I feel a certain pretentiousness in saying to people, "we're growing arugula" as a result. But my wife loves the stuff, and it started early enough for our succession planting plan. We sowed it directly into the bed and it sprouted right around the beginning of spring. It was ready to eat when it was still too chilly to eat outside yet. It didn't live to see the end of May, though. After it started to bolt in the warmer weather, I had to spit out a taste-test leaf because it was so revoltingly bitter. Guess I solved that mystery of its mildness earlier in the season. Fennel seeds have now taken its place.

We definitely planted too many seeds and should have culled some small plants. Mac did his part by digging up the bed a bit and offing a few early on. The arugula turned out to be small and didn't yield as much as I expected. What we did harvest was tasty through the mid-spring. But it was constantly competing for my attention with the lettuce variety pack planted directly behind, which went completely bonkers and is still producing all kinds of tasty greens. The yield for the arugula seems so skimpy compared to this lettuce, which, for all of my inexperienced worry about the small plants, really is ten times more than we can keep up with.

I'd do arugula again, but I would not allot it much more space than it got this season, and certainly not at the expense of the lettuce.

6/1/11

Final Analysis: Snap Peas

Given that I'm very familiar with eating everything in the garden but not so much with growing it, I'll produce a summary of each crop we produce once its harvesting is over. It's a chance to evaluate how things went with the plants, how everything tasted, and whether or not the crop was worth the effort. Call it ... Final Analysis.

Remember this?
The first thing into the ground this spring were the snap peas, which we sowed all the way back in late February. Once the weather gets hot they really start to struggle and the pea pods become tough and unappetizing, so Christine actually ripped them out last week and planted fennel seeds in their place. I was sad to see them go because they were the first thing we had to give us produce consistently. I was thinking we might squeeze one last harvest out of them before their extirpation, but it was so hot here this week that would have been for naught anyway.

We had two rows and probably about 24-30 plants total. I cooked them three different times as features parts of meals. Add walk-by snacking to that total. I'm guessing we got 6 cups of peas out of this crop.  Considering the limitations of snap peas as an ingredient, that's plenty -- but given that these plants were with us since March, it's not particularly inspiring.

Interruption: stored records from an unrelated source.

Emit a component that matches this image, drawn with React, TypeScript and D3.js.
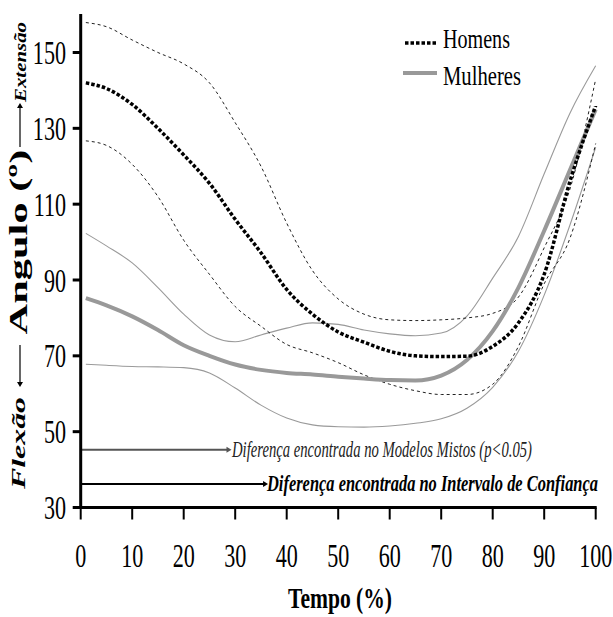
import React from 'react';
import * as d3 from 'd3';

// tempo (%) where the curves were read
const tempo = [1, 5, 10, 15, 20, 25, 30, 35, 40, 45, 50, 55, 60, 65, 70, 75, 80, 85, 90, 95, 100];

const homensMedia = [142, 140.5, 136.3, 130, 123, 115.5, 106, 97.2, 87.5, 81, 76.3, 73.6, 71.2, 70, 69.8, 69.9, 72.5, 78.7, 91.5, 116, 136];
const homensSup = [157.9, 156.8, 153.3, 150, 147, 142, 131.5, 120, 105, 92.5, 85, 81, 79.5, 79.3, 79.5, 80, 81.2, 85.5, 98.5, 114, 143];
const homensInf = [126.7, 125.5, 120.5, 112, 100.5, 91.5, 83, 77.8, 73, 70.8, 68.2, 65, 62.5, 60.8, 59.8, 59.8, 62.5, 72.5, 89, 101, 126];

const mulheresMedia = [85.2, 83.3, 80.4, 76.8, 72.8, 70, 67.7, 66.3, 65.5, 65.1, 64.5, 64, 63.6, 63.5, 64.8, 68.9, 76.5, 88, 103, 119, 135];
const mulheresSup = [102.3, 99, 94.5, 88, 81, 75.5, 73.7, 75.5, 77.3, 78.7, 78.3, 76.8, 75.8, 75.3, 76, 80.5, 90.5, 101.5, 118, 134, 146.5];
const mulheresInf = [67.8, 67.5, 67.2, 67.1, 66.9, 65.5, 61.5, 57, 53.6, 51.8, 51.3, 51.2, 51.5, 52.2, 53.4, 56.2, 61.7, 71.2, 86, 104.5, 125];

const xTicks = [0, 10, 20, 30, 40, 50, 60, 70, 80, 90, 100];
const yTicks = [30, 50, 70, 90, 110, 130, 150];

// annotation lines (angle value, x end in tempo)
const notaModelos = { valor: 45.2, fim: 28.7, texto: 'Diferença encontrada no Modelos Mistos (p<0.05)' };
const notaIntervalo = { valor: 36.2, fim: 35.8, texto: 'Diferença encontrada no Intervalo de Confiança' };

const SX = 0.65; // the figure is squeezed horizontally
const FONT = '"Liberation Serif", "Times New Roman", serif';

function Txt({ x, y, size, bold, italic, anchor, len, rot, fill, children }: any) {
  const tr = `translate(${x},${y}) scale(${SX},1)` + (rot ? ' rotate(-90)' : '');
  return (
    <text
      transform={tr}
      fontFamily={FONT}
      fontSize={size}
      fontWeight={bold ? 'bold' : 'normal'}
      fontStyle={italic ? 'italic' : 'normal'}
      textAnchor={anchor || 'start'}
      fill={fill || '#000'}
      textLength={len ? (rot ? len : len / SX) : undefined}
      lengthAdjust={len ? 'spacingAndGlyphs' : undefined}
    >
      {children}
    </text>
  );
}

export default function App() {
  const x = d3.scaleLinear().domain([0, 100]).range([80.7, 595.7]);
  const y = d3.scaleLinear().domain([30, 150]).range([507.5, 52.5]);

  const line = (vals: number[]) =>
    d3.line<number>()
      .x((_, i) => x(tempo[i]))
      .y(d => y(d))
      .curve(d3.curveMonotoneX)(vals) as string;

  const arrowHead = (px: number, py: number, dir: string, s = 5) => {
    if (dir === 'right') return `M${px},${py} L${px - s},${py - s * 0.6} L${px - s},${py + s * 0.6} Z`;
    if (dir === 'up') return `M${px},${py} L${px - s * 0.6},${py + s} L${px + s * 0.6},${py + s} Z`;
    return `M${px},${py} L${px - s * 0.6},${py - s} L${px + s * 0.6},${py - s} Z`;
  };

  const x0 = x(0);
  const yBase = y(30);

  return (
    <svg width={613} height={617} style={{ position: 'absolute', left: 0, top: 0, background: '#fff' }}>
      {/* women confidence bands */}
      <path d={line(mulheresSup)} fill="none" stroke="#9a9a9a" strokeWidth={1.1} />
      <path d={line(mulheresInf)} fill="none" stroke="#9a9a9a" strokeWidth={1.1} />
      {/* men confidence bands */}
      <path d={line(homensSup)} fill="none" stroke="#222" strokeWidth={1} strokeDasharray="3 3" />
      <path d={line(homensInf)} fill="none" stroke="#222" strokeWidth={1} strokeDasharray="3 3" />
      {/* means */}
      <path d={line(mulheresMedia)} fill="none" stroke="#999" strokeWidth={4} />
      <path d={line(homensMedia)} fill="none" stroke="#000" strokeWidth={3.5} strokeDasharray="3.5 2" />

      {/* annotations */}
      <line x1={x0} x2={x(notaModelos.fim)} y1={y(notaModelos.valor)} y2={y(notaModelos.valor)} stroke="#555" strokeWidth={2} />
      <path d={arrowHead(x(notaModelos.fim) + 3, y(notaModelos.valor), 'right', 5)} fill="#555" />
      <Txt x={232} y={y(notaModelos.valor) + 7.5} size={24} italic len={300} fill="#222">{notaModelos.texto}</Txt>

      <line x1={x0} x2={x(notaIntervalo.fim)} y1={y(notaIntervalo.valor)} y2={y(notaIntervalo.valor)} stroke="#000" strokeWidth={2} />
      <path d={arrowHead(x(notaIntervalo.fim) + 3, y(notaIntervalo.valor), 'right', 5)} fill="#000" />
      <Txt x={267} y={y(notaIntervalo.valor) + 7.5} size={23} bold italic len={331}>{notaIntervalo.texto}</Txt>

      {/* axes */}
      <line x1={x0} x2={x0} y1={14} y2={yBase + 1.5} stroke="#000" strokeWidth={3} />
      <line x1={x0 - 1.5} x2={x(100) + 1} y1={yBase} y2={yBase} stroke="#000" strokeWidth={3} />
      {yTicks.map(t => (
        <g key={'y' + t}>
          <line x1={x0 - 8} x2={x0} y1={y(t)} y2={y(t)} stroke="#000" strokeWidth={3} />
          <Txt x={66} y={y(t) + 11.5} size={34} anchor="end">{t}</Txt>
        </g>
      ))}
      {xTicks.map(t => (
        <g key={'x' + t}>
          <line x1={x(t)} x2={x(t)} y1={yBase} y2={yBase + 12} stroke="#000" strokeWidth={2} />
          <Txt x={x(t)} y={566.5} size={34} anchor="middle">{t}</Txt>
        </g>
      ))}
      <Txt x={340} y={608} size={30} bold anchor="middle" len={104}>Tempo (%)</Txt>

      {/* y label */}
      <Txt x={25} y={443} size={30} bold italic anchor="middle" len={92} rot>Flexão</Txt>
      <line x1={20} x2={20} y1={345} y2={382} stroke="#000" strokeWidth={1.2} />
      <path d={arrowHead(20, 387, 'down', 5)} fill="#000" />
      <Txt x={27} y={242} size={40} bold anchor="middle" len={185} rot>Angulo (º)</Txt>
      <line x1={20} x2={20} y1={147} y2={108} stroke="#000" strokeWidth={1.2} />
      <path d={arrowHead(20, 103, 'up', 5)} fill="#000" />
      <Txt x={26} y={62} size={26} bold italic anchor="middle" len={80} rot>Extensão</Txt>

      {/* legend */}
      <line x1={405} x2={437} y1={43} y2={43} stroke="#000" strokeWidth={3.5} strokeDasharray="3.5 2" />
      <Txt x={443} y={48} size={27} len={67}>Homens</Txt>
      <line x1={403} x2={437} y1={73} y2={73} stroke="#999" strokeWidth={4} />
      <Txt x={443} y={85} size={27} len={78}>Mulheres</Txt>
    </svg>
  );
}
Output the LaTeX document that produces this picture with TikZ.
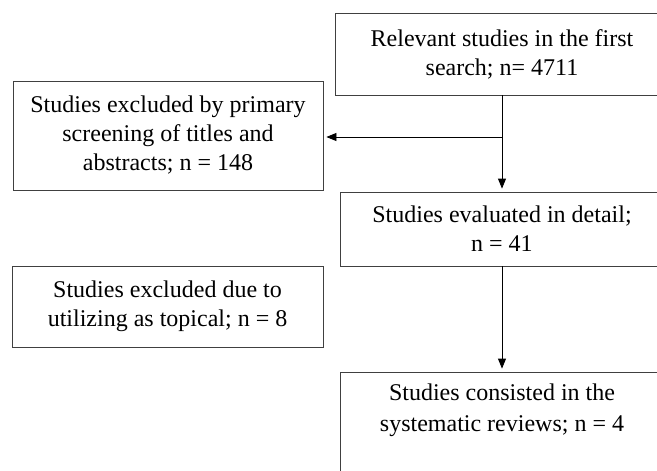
\documentclass[tikz,border=0pt]{standalone}
\usepackage{fontspec}
\setmainfont{Liberation Serif}
\usetikzlibrary{arrows.meta, positioning}

\begin{document}
\begin{tikzpicture}[x=1pt, y=-1pt,
    box/.style = {draw=black!75, line width=0.8pt, align=center, inner sep=0pt,
        font=\fontsize{24}{29}\selectfont},
    boxtext/.style = {align=center, inner sep=0pt, font=\fontsize{24}{31}\selectfont},
    flow/.style = {-{Triangle[length=10pt,width=8pt]}, line width=0.8pt, shorten >=3pt}]
  \useasboundingbox (0,0) rectangle (657,471);
  \clip (0,0) rectangle (657,471);

  \node[box, minimum width=334pt, minimum height=82pt] (first) at (502,54)
      {Relevant studies in the first\\search; n= 4711};
  \node[box, minimum width=310pt, minimum height=109pt] (excl1) at (168,135.5)
      {Studies excluded by primary\\screening of titles and\\abstracts; n = 148};
  \node[box, minimum width=324pt, minimum height=74pt] (detail) at (502,229)
      {Studies evaluated in detail;\\n = 41};
  \node[box, minimum width=311pt, minimum height=81pt] (excl2) at (167.5,306.5)
      {Studies excluded due to\\utilizing as topical; n = 8};
  \node[box, minimum width=324pt, minimum height=120pt] (final) at (502,432) {};
  \node[boxtext, below=12pt of final.north] (finaltext)
      {Studies consisted in the\\systematic reviews; n = 4};

  \coordinate (split) at (first.south |- 0,137);

  \draw[flow] (first) -- (detail);
  \draw[flow] (split) -- (excl1.east |- split);
  \draw[flow] (detail) -- (final);
\end{tikzpicture}
\end{document}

The pods themselves were good in stir-fried Asian dishes (I do not make "stir-fries") but I have to say they were best simply raw. They were tasty and refreshing, but not remarkably better than store-bought alternatives. I mean they were, but not anywhere near as comparably more delicious as fresh English peas are from their grocery store counterparts (or, gag me, frozen peas). If you see fresh peas at the farmer's market, pounce -- even if you're iffy on peas in general like me.

So were the snap peas worth it? Yes, in that nothing else would have been ready when they were. I may bang the drum for larger shelled peas next year, though, simply for their greater utility in cooking.